A.3 Reference Vectors (ADD/SUB)

| op | a | b | y | c | v | z | |—–|——|——|——|—|—|—| | ADD | 7F | 01 | 80 | 0 | 1 | 0 | | ADD | FF | 01 | 00 | 1 | 0 | 1 | | SUB | 00 | 01 | FF | 0 | 0 | 0 | | SUB | 80 | 01 | 7F | 1 | 1 | 0 |

A.4 Dataflow Sketch

         +-------------------+
A ------>|                   |----> Y
B ------>|  ALU core + flags |
OP ----->|                   |
         +-------------------+

ALU core block

A.5 Verification Checklist

  • Verify each opcode with at least 3 vectors (normal, boundary, extreme).
  • Check flags independently of y (especially V and C).
  • Confirm shift operations fill with zeros (logical).

13. Deep Dive Appendix

13.1 Timing and Resource Budget

  • The ALU critical path typically goes through op decode -> mux -> adder/logic -> flags.
  • For FPGA, add/sub uses the carry chain; logic ops map to LUTs. The mux depth often sets the clock limit.
  • If you plan to clock the ALU, reserve timing slack for the longest opcode (usually ADD/SUB).

13.2 Waveform Interpretation Guide

  • Sweep opcode and verify that result and flags (Z, C, N, V) match the expected math.
  • Check flag timing: flags should update in the same cycle as the result.

Example (unsigned):

A=0xF0, B=0x30, ADD -> R=0x20, C=1
A=0x80, B=0x80, ADD (signed) -> R=0x00, V=1

13.3 Hardware Bring-Up Notes

  • Use DIP switches for A and B, another bank for opcode.
  • Display result on LEDs or a 7-seg bank via a simple hex display module.
  • If your board has few switches, build a small input latch controlled by a button.

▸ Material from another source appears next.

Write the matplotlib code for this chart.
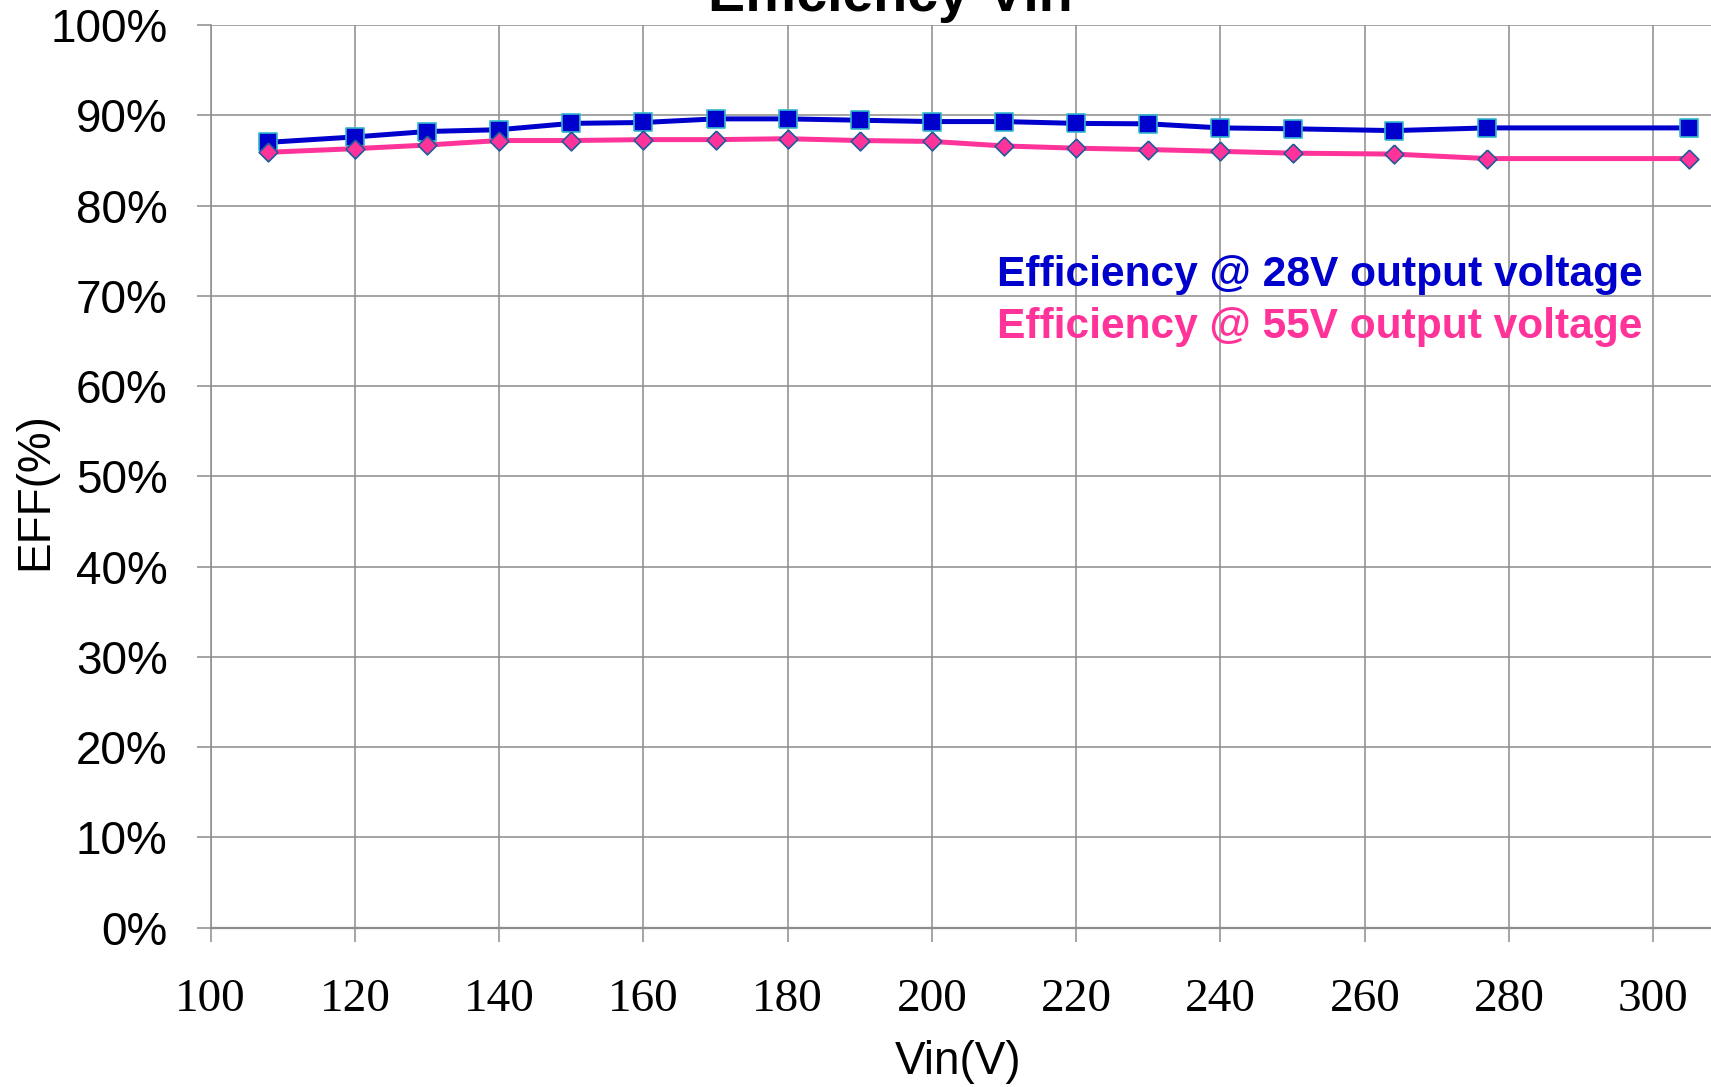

13.4 Alternate Implementations and Trade-offs

  • Unified adder: implement ADD/SUB by conditionally inverting B and adding carry-in.
  • Dedicated logic block: keep AND/OR/XOR in a separate module and mux at the end.
  • Pipelined ALU: add a register stage after the ALU for higher clock rates.

13.5 Additional Exercises

  • Add shift and rotate operations with a barrel shifter.
  • Implement compare operations (EQ, LT, GE) and expose a compare flag bus.
  • Add saturating arithmetic for signal-processing style behavior.